このメールは保険金請求をご案内する内容になっているため、ご契約内容や災害内容によっては、お客さまご自身で補償内容を確認する手間が省け、スピーディーに保険金を請求することができます。


私はこれを見て、ソニー損保が2001年に千葉県で大規模な「雹(ひょう)」が降ったときに、ソニー損保が対象地域の契約者に電話をかけ、安否の確認と保険金請求の案内を行ったというエピソードを思い出した。

http://from.sonysonpo.co.jp/company/news/biz/nw000530.html


私は当時某国内損保で事故処理担当者をしていたのだが、社内でこのニュースが回覧で回ってきたのをよく憶えている。
(ソニー損保がその後、こういった取組みを継続してやっているのかも気になるが)

これに似たコンセプトのサービスをイーデザイン損保は「Eメール」というツールを利用してサービス展開を行うようだ。

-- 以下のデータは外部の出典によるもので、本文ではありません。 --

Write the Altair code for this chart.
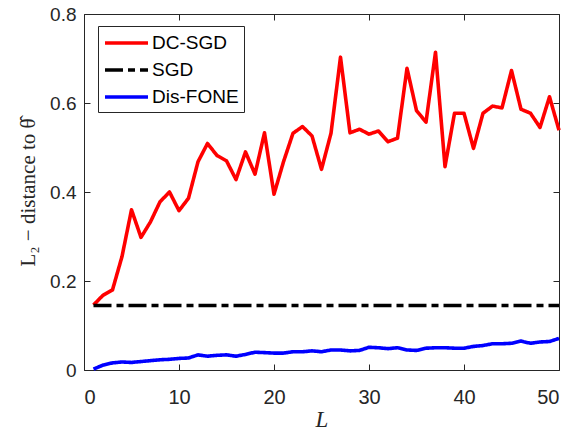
import altair as alt
import pandas as pd

L = list(range(1, 51))
dc_sgd = [0.146, 0.168, 0.180, 0.255, 0.360, 0.298, 0.333, 0.378, 0.400, 0.358,
          0.386, 0.468, 0.509, 0.482, 0.470, 0.428, 0.490, 0.440, 0.533, 0.395,
          0.468, 0.532, 0.547, 0.526, 0.451, 0.532, 0.703, 0.533, 0.541, 0.530,
          0.537, 0.513, 0.521, 0.678, 0.583, 0.557, 0.714, 0.457, 0.577, 0.577,
          0.498, 0.577, 0.593, 0.589, 0.673, 0.586, 0.577, 0.545, 0.614, 0.539]
sgd = [0.145] * 50
dis_fone = [0.002, 0.011, 0.016, 0.018, 0.017, 0.019, 0.021, 0.023, 0.024, 0.026,
            0.027, 0.034, 0.031, 0.033, 0.034, 0.031, 0.035, 0.040, 0.039, 0.038,
            0.038, 0.041, 0.041, 0.043, 0.041, 0.045, 0.045, 0.043, 0.044, 0.051,
            0.050, 0.048, 0.050, 0.045, 0.044, 0.049, 0.050, 0.050, 0.049, 0.049,
            0.053, 0.055, 0.059, 0.059, 0.060, 0.065, 0.060, 0.063, 0.064, 0.071]
methods = ["DC-SGD", "SGD", "Dis-FONE"]
colors = ["#ff0000", "#000000", "#0000ff"]
dashes = [[1, 0], [18, 5, 7, 5], [1, 0]]
x_ticks = [0, 10, 20, 30, 40, 50]
y_ticks = [0, 0.2, 0.4, 0.6, 0.8]

rows = []
for name, vals in zip(methods, [dc_sgd, sgd, dis_fone]):
    for l, v in zip(L, vals):
        rows.append({"L": l, "value": v, "method": name})
df = pd.DataFrame(rows)

AX = "#262626"
xs = alt.Scale(domain=[0, 50], nice=False)
ys = alt.Scale(domain=[0, 0.8], nice=False)

base = alt.Chart(df)

lines = base.mark_line(strokeWidth=3.6, strokeCap="butt", strokeJoin="round").encode(
    x=alt.X("L:Q", scale=xs,
            axis=alt.Axis(values=x_ticks, title="L", format="d", orient="bottom",
                          ticks=False, domain=False, labelPadding=17, labelFontSize=20,
                          titleFont="Liberation Serif", titleFontStyle="italic",
                          titleFontSize=23, titleFontWeight="normal",
                          titlePadding=1, titleColor=AX)),
    y=alt.Y("value:Q", scale=ys,
            axis=alt.Axis(values=y_ticks, title="L₂ − distance to θ̂", format=".1~f",
                          orient="left", ticks=False, domain=False,
                          labelPadding=8, labelFontSize=19,
                          titleFont="Liberation Serif", titleFontSize=21,
                          titleFontWeight="normal", titlePadding=11,
                          titleColor=AX)),
    color=alt.Color("method:N", scale=alt.Scale(domain=methods, range=colors),
                    legend=alt.Legend(title=None, orient="none", legendX=14, legendY=12,
                                      symbolType="M-1,0H3.3", symbolSize=400,
                                      symbolStrokeWidth=3.6, labelFontSize=19,
                                      labelFont="Liberation Sans", labelColor="#000000",
                                      labelOffset=25, rowPadding=5,
                                      strokeColor=AX, fillColor="white",
                                      padding=5, cornerRadius=0)),
    strokeDash=alt.StrokeDash("method:N",
                              scale=alt.Scale(domain=methods, range=dashes),
                              legend=None),
    detail="method:N",
)


def tick_layer(xo, yo):
    return base.mark_line(strokeOpacity=0).encode(
        x=alt.X("L:Q", scale=xs,
                axis=alt.Axis(values=x_ticks, title=None, orient=xo, labels=False,
                              domain=False, ticks=True, tickSize=6, offset=-6,
                              tickColor=AX, tickWidth=1)),
        y=alt.Y("value:Q", scale=ys,
                axis=alt.Axis(values=y_ticks, title=None, orient=yo, labels=False,
                              domain=False, ticks=True, tickSize=6, offset=-6,
                              tickColor=AX, tickWidth=1)),
        detail="method:N",
    )


chart = alt.layer(
    lines, tick_layer("bottom", "left"), tick_layer("top", "right")
).resolve_axis(x="independent", y="independent").properties(
    width=475, height=356,
    autosize=alt.AutoSizeParams(type="none"),
    padding={"left": 84, "top": 14, "right": 17, "bottom": 64},
).configure_view(
    stroke=AX, strokeWidth=1
).configure_axis(
    labelFont="Liberation Sans", labelColor=AX,
    domainColor=AX, grid=False,
)

chart.save("out.html", embed_options={"renderer": "svg", "actions": False})
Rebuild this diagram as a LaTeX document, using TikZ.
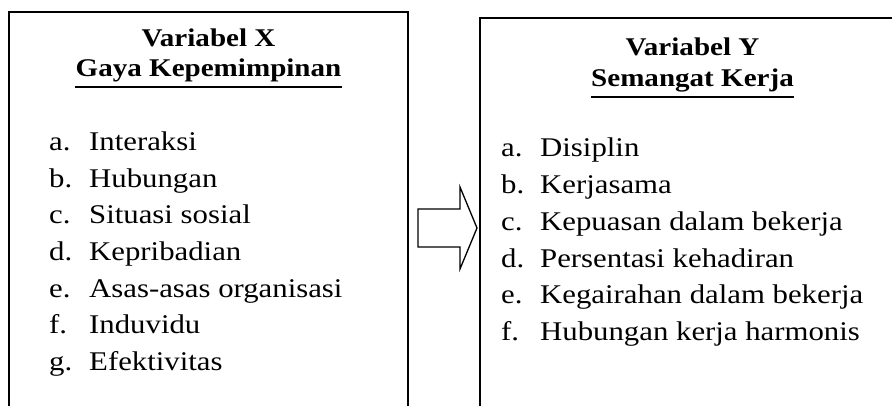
\documentclass[tikz,border=0pt]{standalone}
\usepackage{fontspec}
\setmainfont{Liberation Serif}[FakeStretch=1.14]
\begin{document}
\begin{tikzpicture}[x=1pt,y=-1pt,
  boxline/.style={line width=1.5pt,draw=black},
  ttl/.style={anchor=base,inner sep=0pt,font=\fontsize{25.5}{30}\selectfont\bfseries},
  lbl/.style={anchor=base west,inner sep=0pt,font=\fontsize{27}{32}\selectfont},
  itm/.style={anchor=base west,inner sep=0pt,font=\fontsize{27}{32}\selectfont},
  uline/.style={line width=1.5pt},
  blockarrow/.style={line width=1.3pt,draw=black,fill=white,line join=miter}]
\useasboundingbox (0,0) rectangle (892,406);
\clip (0,0) rectangle (892,406);
% boxes
\draw[boxline] (9,430) -- (9,12) -- (408,12) -- (408,430);
\draw[boxline] (480,430) -- (480,18) -- (900,18);
% arrow
\draw[blockarrow] (418,209) -- (460,209) -- (460,187) -- (477,228) -- (460,269) -- (460,247) -- (418,247) -- cycle;
% left titles
\node[ttl] (xt1) at (208.5,47) {Variabel X};
\node[ttl] (xt2) at (208.5,77) {Gaya Kepemimpinan};
\draw[uline] ([yshift=-10pt]xt2.base west) -- ([yshift=-10pt]xt2.base east);
% right titles
\node[ttl] (yt1) at (692.5,56) {Variabel Y};
\node[ttl] (yt2) at (692.5,87) {Semangat Kerja};
\draw[uline] ([yshift=-10pt]yt2.base west) -- ([yshift=-10pt]yt2.base east);
% left items
\foreach \l/\t [count=\i] in {a./Interaksi,b./Hubungan,c./Situasi sosial,d./Kepribadian,e./Asas-asas organisasi,f./Induvidu,g./Efektivitas}{
  \node[lbl] (xl\i) at (49,{150.7+36.6*(\i-1)}) {\l};
  \node[itm] (xi\i) at (89,{150.7+36.6*(\i-1)}) {\t};
}
% right items
\foreach \l/\t [count=\i] in {a./Disiplin,b./Kerjasama,c./Kepuasan dalam bekerja,d./Persentasi kehadiran,e./Kegairahan dalam bekerja,f./Hubungan kerja harmonis}{
  \node[lbl] (yl\i) at (501,{156.7+36.8*(\i-1)}) {\l};
  \node[itm] (yi\i) at (540,{156.7+36.8*(\i-1)}) {\t};
}
\end{tikzpicture}
\end{document}
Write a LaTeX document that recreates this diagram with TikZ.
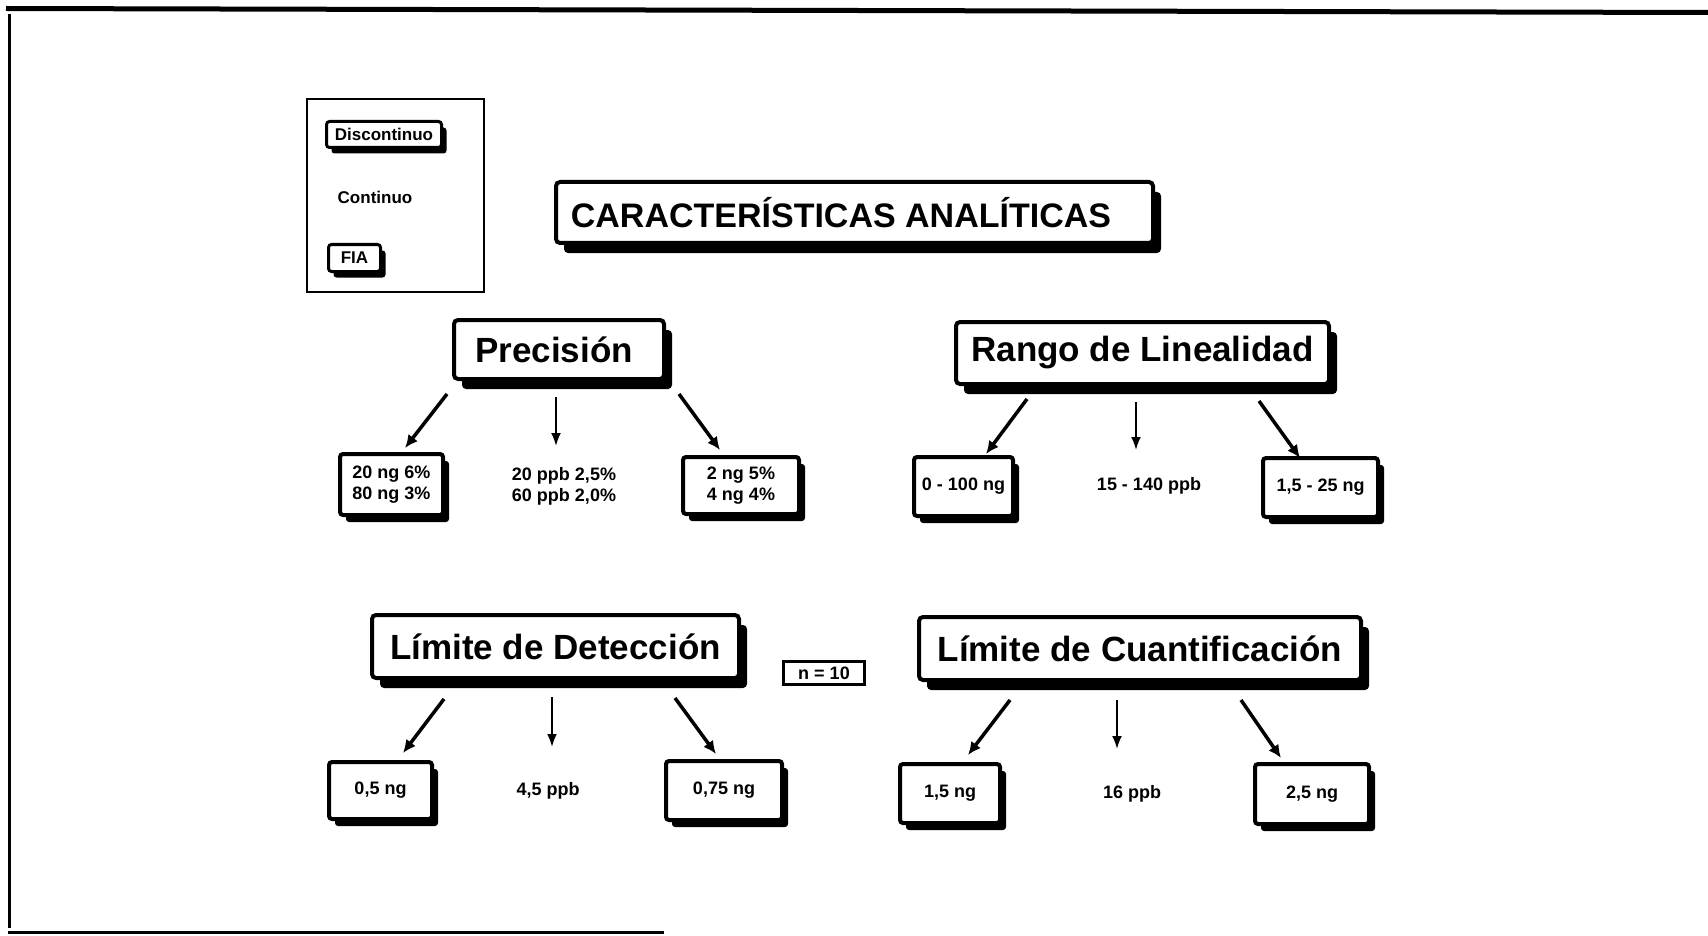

これは、「保険会社は自分から請求しない限り、保険金を支払ってくれない」というネガティブな業界イメージを払拭し、イーデザイン損保への信頼感・ロイヤルティを高めることになるだろう。
コストを掛けず、契約者の信頼感を高める施策としては眼のつけどころがいい。


■事故時のインターネットサービス

PCサイトだけでなく携帯サイトからも事故の経過照会や、担当者への質問ができるサービスを展開してきた。

・事故経過照会(PC/携帯)
・担当者への事故の相談(PC/携帯)
・情報更新時のお知らせメール(PC/携帯)
・更新時の保険料確認(PC/携帯)


PCサイトでこのようなサービスを提供しているダイレクト損保は複数存在しているが、携帯サイトから担当者への質問が出来るサービスを提供しているのはたしかソニー損保だけであった。

日中、事故担当者に電話をする時間がない契約者にとって、PCや携帯から担当者に質問できるという機能は便利である。

イーデザイン損保のインターネットサービスのスペックをソニー損保と比較をしてみると、ほぼ同じサービスを実現しており、ダイレクト損保でトップレベルのネットサービスといえる。

なお、今回イーデザイン損保の追随によって、事故時のインターネットサービスにおいて、ソニー損保の他社へのアドバンテージが完全になくなった。




■まとめ

事故処理拠点(損害サービスセンター)が東京・大阪だけであることなど、「東京海上グループ」という言葉から過度の期待をすることは危険だろう。

ただ、他のダイレクトがやっていない「セカンドオピニオン」や「お見舞いメール」という消費者本位の新サービスは高く評価したい。
そして今後、イーデザイン損保が「顧客価値の高い新サービスの開拓者」となっていくことを私は期待している。

以前はソニー損保が「異業種参入」らしい面白いサービスを次々に開発していたのだが、ここ数年は「普通の保険会社」に成り下がっている。
イーデザイン損保の参入によって、いい意味での損保業界内でのサービス競争が再び起きてほしい。